In the search for explanations about the relative weight of the various factors affecting price movements, a recent paper (Baffes and Haniotis 2016) updates previous analysis of six agricultural markets (wheat, maize, rice, soybeans, palm oil, cotton) by incorporating more recent data. In summary form, here are its main conclusions.
From the macroeconomic variables, income growth was found to be negatively associated with agricultural prices, with parameter estimates negative and highly significant. Parameter values of income elasticity ranged within a remarkably tight band (the panel estimate indicates that a 10 per cent increase in the income of low- and middle-income countries reduces the real price of agricultural commodities by about 5 per cent).
Counterintuitive at first sight, this result is consistent with the Prebisch- Singer hypothesis, which states that, as income grows the price ratio of primary commodities over manufactured goods declines (Prebisch 1950; Singer 1950), as well as with Engel’s Law of less-than-unitary income elasticity for food commodities, since the negative sign of income elasticity should be interpreted as the difference between the effect of income on nominal food prices and the effect of income on the deflator (the former is generally lower than one, the latter greater than one).
The impact of a rise in the real interestrate is found to be negative but small on the prices of individual commodities. A weak relationship between interest rates and commodity prices is a common finding in the empirical literature (Gilbert 1989; Baffes 1997; Frankel and Rose 2010; Frankel 2014), although some studies (e.g., Akram 2009; Anzuini and others 2010) found that interest rates had a moderate effect.
The exchange rate, on the other hand, was found to have a negative effect on prices of individual food commodities, consistent with expectations. This confirms conclusions of numerous studies that have highlighted the negative relationship between a US dollar appreciation and commodity prices (see, for example, Lamm 1980; Gardner 1981; Baffes and Dennis 2015, for agriculture; Gilbert 1989; Baffes 1997; Akram 2009, for metals).
Among the sectorial fundamentals, the effect of a rise in the stock-to-use ratio is found to be, as expected, negative and highly significant. Baffes and Haniotis (2016) report a panel estimate of -0.37 (remarkably similar to findings reported elsewhere (for example, Bobenrieth et al. 2012, or FAO 2008).

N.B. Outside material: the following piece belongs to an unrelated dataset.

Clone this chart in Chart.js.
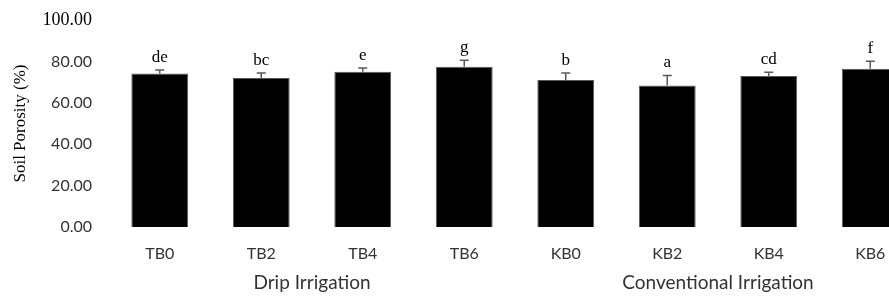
<!DOCTYPE html>
<html>
<head>
<meta charset="utf-8">
<script src="https://cdn.jsdelivr.net/npm/chart.js@4/dist/chart.umd.min.js"></script>
<style>
	html, body { margin: 0; padding: 0; background: #fff; overflow: hidden; }
	#wrap { width: 921px; height: 298px; position: relative; }
</style>
</head>
<body>
<div id="wrap"><canvas id="porosityCanvas"></canvas></div>
<script>
const treatments = ["TB0", "TB2", "TB4", "TB6", "KB0", "KB2", "KB4", "KB6"];
const porosity = [74.1, 72.0, 75.0, 77.4, 71.0, 68.4, 72.9, 76.5];
const porosityErr = [1.7, 2.4, 1.8, 3.2, 3.4, 4.8, 1.9, 3.6];
const letters = ["de", "bc", "e", "g", "b", "a", "cd", "f"];
const groups = ["Drip Irrigation", "Conventional Irrigation"];
const groupCenters = [1.5, 5.5]; // category index where each group label is centred

const serif = "'Liberation Serif', 'Times New Roman', serif";
const sans = "Lato, 'Open Sans', sans-serif";

// error bars (upper half only) and significance letters
const annotatePlugin = {
	id: "annotate",
	afterDatasetsDraw(chart) {
		const ctx = chart.ctx;
		const x = chart.scales.x;
		const y = chart.scales.y;
		ctx.save();
		porosity.forEach((v, i) => {
			const px = x.getPixelForValue(i);
			const yTop = y.getPixelForValue(v + porosityErr[i]);
			const yVal = y.getPixelForValue(v);
			ctx.strokeStyle = "#595959";
			ctx.lineWidth = 1.5;
			ctx.beginPath();
			ctx.moveTo(px, yVal);
			ctx.lineTo(px, yTop);
			ctx.moveTo(px - 4.5, yTop);
			ctx.lineTo(px + 4.5, yTop);
			ctx.stroke();

			ctx.fillStyle = "#000";
			ctx.font = `17px ${serif}`;
			ctx.textAlign = "center";
			ctx.textBaseline = "alphabetic";
			ctx.fillText(letters[i], px, yTop - 8);
		});
		// group labels under the category axis
		ctx.fillStyle = "#333";
		ctx.font = `19px ${sans}`;
		ctx.textBaseline = "middle";
		groups.forEach((g, i) => {
			ctx.fillText(g, x.getPixelForValue(groupCenters[i]), chart.chartArea.bottom + 56);
		});
		ctx.restore();
	},
};

function createBarChart(canvasId) {
	const ctx = document.getElementById(canvasId).getContext("2d");
	new Chart(ctx, {
		type: "bar",
		data: {
			labels: treatments,
			datasets: [
				{
					data: porosity,
					backgroundColor: "#000000",
					borderColor: "#595959",
					borderWidth: 1,
					barPercentage: 0.56,
					categoryPercentage: 1,
				},
			],
		},
		options: {
			responsive: true,
			maintainAspectRatio: false,
			animation: false,
			layout: {
				padding: { top: 20, left: 0, right: 0, bottom: 0 },
			},
			plugins: {
				legend: { display: false },
				tooltip: { enabled: false },
			},
			scales: {
				x: {
					grid: { display: false, drawTicks: false },
					border: { display: false },
					ticks: {
						color: "#333",
						padding: 17,
						font: { family: sans, size: 16 },
					},
					afterFit: (scale) => {
						scale.height = 71;
						scale.paddingLeft = 0;
						scale.paddingRight = 0;
					},
				},
				y: {
					min: 0,
					max: 100,
					grid: { display: false, drawTicks: false },
					border: { display: false },
					ticks: {
						stepSize: 20,
						padding: 17,
						color: (c) => (c.tick.value === 100 ? "#000" : "#333"),
						font: (c) =>
							c.tick && c.tick.value === 100
								? { family: serif, size: 18 }
								: { family: sans, size: 16 },
						callback: (v) => v.toFixed(2),
					},
					title: {
						display: true,
						text: "Soil Porosity (%)",
						color: "#000",
						padding: { top: 10, bottom: 0 },
						font: { family: serif, size: 17 },
					},
					afterFit: (scale) => {
						scale.width = 109;
						scale.paddingTop = 0;
						scale.paddingBottom = 0;
					},
				},
			},
		},
		plugins: [annotatePlugin],
	});
}

createBarChart("porosityCanvas");
</script>
</body>
</html>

Likewise, the effect of a rise in the real crude oil price is found to be significantly different from zero for all six commodities, with the panel estimate implying a 10 per cent increase in oil prices associated with a 1.5 per cent increase in agricultural prices. The strong relationship between energy and non-energy commodity prices was established in the literature long before the post-2004 price boom (Gilbert 1989; Hanson and others 1993; Borensztein and Reinhart 1994; Chaudhuri 2001), and was confirmed in more recent studies (Baffes 2007 and 2010; Moss and others 2010).
Yet not all studies concur with a strong oil-non-oil price relationship. Saghaian (2010; established a strong correlation among oil and other commodity prices (including food prices) but the evidence for a causal link was mixed. Gilbert (2010) found a correlation between oil and food prices, but noted that this could reflect common causation rather than a causal link. Zhang and others (2010) found no direct long-term relationship between fuel and agricultural commodity prices, and only a limited short-term relationship. Reboredo (2012) concluded that grain prices are not driven by oil price fluctuations.
The mixed evidence on the energy-non-energy price link could reflect the frequency of the data series used in the analysis or the presence of biofuels (Baffes 2013). Zilberman and others (2013) noted that higher-frequency
(and hence ‘noisier’) data are typically associated with weaker correlations. On the other hand, an exogenous shock pushing crude oil prices down under a mandated ethanol-gasoline mixture would increase fuel consumption and push ethanol and maize prices up, and thus lead to a negative relationship between food and oil prices, other things being equal (De Gorter and Just 2009).